• Stated exercise
Begin with the first line and repeat exactly through the line containing "[0.05, 0.05, 0.06]];"; leave every image out.

• Collected material
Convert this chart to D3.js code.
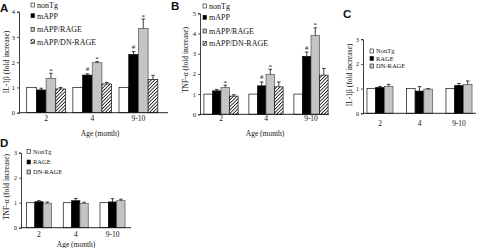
<!DOCTYPE html>
<html>
<head>
<meta charset="utf-8">
<script src="https://cdn.jsdelivr.net/npm/d3@7"></script>
<style>
  body { margin: 0; background: #fff; }
  svg { display: block; }
  text { font-family: "Liberation Serif", "Times New Roman", serif; fill: #111; }
</style>
</head>
<body>
<div id="chart"></div>
<script>
// data
var ages = ["2", "4", "9-10"];
var groupsAB = ["nonTg", "mAPP", "mAPP/RAGE", "mAPP/DN-RAGE"];
var groupsCD = ["NonTg", "RAGE", "DN-RAGE"];

// one row per group, one value per age
var ilMeanA = [[1, 1, 1], [0.9, 1.49, 2.31], [1.36, 1.98, 3.34], [0.94, 1.14, 1.32]];
var ilErrA  = [[0, 0, 0], [0.07, 0.05, 0.11], [0.2, 0.04, 0.37], [0.06, 0.06, 0.16]];
var tnfMeanB = [[1, 1, 1], [1.16, 1.41, 2.87], [1.33, 1.98, 3.9], [0.9, 1.36, 1.94]];
var tnfErrB  = [[0, 0, 0], [0.07, 0.19, 0.21], [0.11, 0.25, 0.38], [0.07, 0.24, 0.33]];
var marksAB = [["", "", ""], ["", "#", "#"], ["*", "*", "*"], ["", "", ""]];
var ilMeanC = [[1, 1, 1.01], [1.05, 0.9, 1.13], [1.08, 0.98, 1.17]];
var ilErrC  = [[0, 0, 0], [0.04, 0.18, 0.08], [0.09, 0.02, 0.14]];
var tnfMeanD = [[1, 1, 1], [1.04, 1.08, 1.03], [0.98, 0.97, 1.08]];
var tnfErrD  = [[0, 0, 0], [0.04, 0.09, 0.13], [0.05, 0.05, 0.06]];

var width = 479, height = 248;
var svg = d3.select('#chart').append('svg')
            .attr('width', width)
            .attr('height', height);

var defs = svg.append('defs');
defs.append('pattern')
    .attr('id', 'hatch')
    .attr('width', 2.4).attr('height', 2.4)
    .attr('patternUnits', 'userSpaceOnUse')
    .attr('patternTransform', 'rotate(45)')
    .call(function(p) {
      p.append('rect').attr('width', 2.4).attr('height', 2.4).attr('fill', '#fff');
      p.append('line').attr('x1', 0).attr('y1', 0).attr('x2', 0).attr('y2', 2.4)
       .attr('stroke', '#111').attr('stroke-width', 1.6);
    });

var fillsAB = ['#fff', '#000', '#c4c4c4', 'url(#hatch)'];
var fillsCD = ['#fff', '#000', '#c4c4c4'];

var panels = [
  { letter: 'A', lx: 0, ly: 12, axisX: [19, 168], band: [23, 161.5], pad: 0.16,
    y0: 112.7, yTop: 11.7, yMax: 4, ylab: 'IL-1β (fold increase)', ylx: 6, yly: 62,
    tickFs: 6.5, xlabY: 121, ageX: 100, ageY: 136,
    groups: groupsAB, mean: ilMeanA, err: ilErrA, marks: marksAB, fills: fillsAB,
    legX: 31, legY: [5, 15.7, 29.3, 41.7], legFs: 8 },
  { letter: 'B', lx: 171, ly: 10, axisX: [200, 329], band: [198.5, 333.5], pad: 0.24,
    y0: 114.3, yTop: 13.3, yMax: 5, ylab: 'TNF-α (fold increase)', ylx: 185, yly: 60,
    tickFs: 6.5, xlabY: 121, ageX: 265, ageY: 136,
    groups: groupsAB, mean: tnfMeanB, err: tnfErrB, marks: marksAB, fills: fillsAB,
    legX: 203, legY: [6, 17.3, 31, 43.3], legFs: 8 },
  { letter: 'C', lx: 343, ly: 18, axisX: [363, 476], band: [360.25, 478.75], pad: 0.34,
    y0: 113.3, yTop: 39.2, yMax: 3, ylab: 'IL-1β (fold increase)', ylx: 349, yly: 75,
    tickFs: 6, xlabY: 126, ageX: null,
    groups: groupsCD, mean: ilMeanC, err: ilErrC, marks: null, fills: fillsCD,
    legX: 370, legY: [51, 58.5, 66], legFs: 6.5 },
  { letter: 'D', lx: 0, ly: 147, axisX: [21, 131], band: [20.6, 130.9], pad: 0.32,
    y0: 227.7, yTop: 152.7, yMax: 3, ylab: 'TNF-α (fold increase)', ylx: 6, yly: 187,
    tickFs: 6, xlabY: 237, ageX: 76, ageY: 246.5,
    groups: groupsCD, mean: tnfMeanD, err: tnfErrD, marks: null, fills: fillsCD,
    legX: 27, legY: [151.5, 162, 172], legFs: 6.5 }
];

panels.forEach(function(p) {
  var g = svg.append('g');

  var x0 = d3.scaleBand().domain(ages).range(p.band)
             .paddingInner(p.pad).paddingOuter(p.pad / 2);
  var x1 = d3.scaleBand().domain(d3.range(p.groups.length)).range([0, x0.bandwidth()]);
  var y = d3.scaleLinear().domain([0, p.yMax]).range([p.y0, p.yTop]);

  // bars
  p.groups.forEach(function(name, si) {
    var rows = ages.map(function(a, ai) {
      return { age: a, v: p.mean[si][ai], e: p.err[si][ai], m: p.marks ? p.marks[si][ai] : '' };
    });
    var bx = function(d) { return x0(d.age) + x1(si); };
    g.selectAll('rect.s' + si).data(rows).enter().append('rect')
     .attr('x', bx)
     .attr('y', function(d) { return y(d.v); })
     .attr('width', x1.bandwidth())
     .attr('height', function(d) { return y(0) - y(d.v); })
     .attr('fill', p.fills[si])
     .attr('stroke', si == 2 ? '#555' : '#111')
     .attr('stroke-width', 0.7);

    var withErr = rows.filter(function(d) { return d.e > 0; });
    var cx = function(d) { return bx(d) + x1.bandwidth() / 2; };
    g.selectAll('line.e' + si).data(withErr).enter().append('line')
     .attr('x1', cx).attr('x2', cx)
     .attr('y1', function(d) { return y(d.v); })
     .attr('y2', function(d) { return y(d.v + d.e); })
     .attr('stroke', '#111').attr('stroke-width', 0.8);
    g.selectAll('line.c' + si).data(withErr).enter().append('line')
     .attr('x1', function(d) { return cx(d) - 1.8; })
     .attr('x2', function(d) { return cx(d) + 1.8; })
     .attr('y1', function(d) { return y(d.v + d.e); })
     .attr('y2', function(d) { return y(d.v + d.e); })
     .attr('stroke', '#111').attr('stroke-width', 0.8);

    g.selectAll('text.m' + si).data(rows.filter(function(d) { return d.m; })).enter().append('text')
     .attr('x', cx)
     .attr('y', function(d) { return y(d.v + d.e) - (d.m == '#' ? 2.5 : 0.5); })
     .attr('text-anchor', 'middle')
     .style('font-size', '7px')
     .text(function(d) { return d.m; });
  });

  // y axis
  var yAxis = d3.axisLeft(y).tickValues(d3.range(0, p.yMax + 1)).tickSize(2).tickPadding(2)
                .tickFormat(d3.format('d'));
  var ya = g.append('g').attr('transform', 'translate(' + p.axisX[0] + ',0)').call(yAxis);
  ya.select('.domain').attr('stroke', '#111').attr('stroke-width', 0.8);
  ya.selectAll('line').attr('stroke', '#111').attr('stroke-width', 0.7);
  ya.selectAll('text').style('font-family', '"Liberation Serif", serif')
    .style('font-size', p.tickFs + 'px').attr('fill', '#111');

  // x axis
  var xAxis = d3.axisBottom(x0).tickSize(0).tickPadding(0);
  var xa = g.append('g').attr('transform', 'translate(0,' + p.y0 + ')').call(xAxis);
  xa.select('.domain').remove();
  xa.selectAll('text').attr('dy', null).attr('y', p.xlabY - p.y0)
    .style('font-family', '"Liberation Serif", serif')
    .style('font-size', '7.5px').attr('fill', '#111');
  g.append('line')
   .attr('x1', p.axisX[0]).attr('x2', p.axisX[1])
   .attr('y1', p.y0).attr('y2', p.y0)
   .attr('stroke', '#111').attr('stroke-width', 0.9);

  if (p.ageX) {
    g.append('text').attr('x', p.ageX).attr('y', p.ageY)
     .attr('text-anchor', 'middle').style('font-size', '7.5px').text('Age (month)');
  }

  g.append('text')
   .attr('transform', 'translate(' + p.ylx + ',' + p.yly + ') rotate(-90)')
   .attr('text-anchor', 'middle').attr('dy', '0.35em')
   .style('font-size', '7.5px').text(p.ylab);

  // legend
  p.groups.forEach(function(name, si) {
    var ly = p.legY[si];
    g.append('rect').attr('x', p.legX).attr('y', ly - 2)
     .attr('width', 3.5).attr('height', 4)
     .attr('fill', p.fills[si]).attr('stroke', '#111').attr('stroke-width', 0.6);
    g.append('text').attr('x', p.legX + 6).attr('y', ly).attr('dy', '0.35em')
     .style('font-size', p.legFs + 'px').text(name);
  });

  g.append('text').attr('x', p.lx).attr('y', p.ly)
   .style('font-family', '"Liberation Sans", Arial, sans-serif')
   .style('font-weight', 'bold').style('font-size', '11.5px')
   .text(p.letter);
});
</script>
</body>
</html>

• Task answer
Convert this chart to D3.js code.
<!DOCTYPE html>
<html>
<head>
<meta charset="utf-8">
<script src="https://cdn.jsdelivr.net/npm/d3@7"></script>
<style>
  body { margin: 0; background: #fff; }
  svg { display: block; }
  text { font-family: "Liberation Serif", "Times New Roman", serif; fill: #111; }
</style>
</head>
<body>
<div id="chart"></div>
<script>
// data
var ages = ["2", "4", "9-10"];
var groupsAB = ["nonTg", "mAPP", "mAPP/RAGE", "mAPP/DN-RAGE"];
var groupsCD = ["NonTg", "RAGE", "DN-RAGE"];

// one row per group, one value per age
var ilMeanA = [[1, 1, 1], [0.9, 1.49, 2.31], [1.36, 1.98, 3.34], [0.94, 1.14, 1.32]];
var ilErrA  = [[0, 0, 0], [0.07, 0.05, 0.11], [0.2, 0.04, 0.37], [0.06, 0.06, 0.16]];
var tnfMeanB = [[1, 1, 1], [1.16, 1.41, 2.87], [1.33, 1.98, 3.9], [0.9, 1.36, 1.94]];
var tnfErrB  = [[0, 0, 0], [0.07, 0.19, 0.21], [0.11, 0.25, 0.38], [0.07, 0.24, 0.33]];
var marksAB = [["", "", ""], ["", "#", "#"], ["*", "*", "*"], ["", "", ""]];
var ilMeanC = [[1, 1, 1.01], [1.05, 0.9, 1.13], [1.08, 0.98, 1.17]];
var ilErrC  = [[0, 0, 0], [0.04, 0.18, 0.08], [0.09, 0.02, 0.14]];
var tnfMeanD = [[1, 1, 1], [1.04, 1.08, 1.03], [0.98, 0.97, 1.08]];
var tnfErrD  = [[0, 0, 0], [0.04, 0.09, 0.13], [0.05, 0.05, 0.06]];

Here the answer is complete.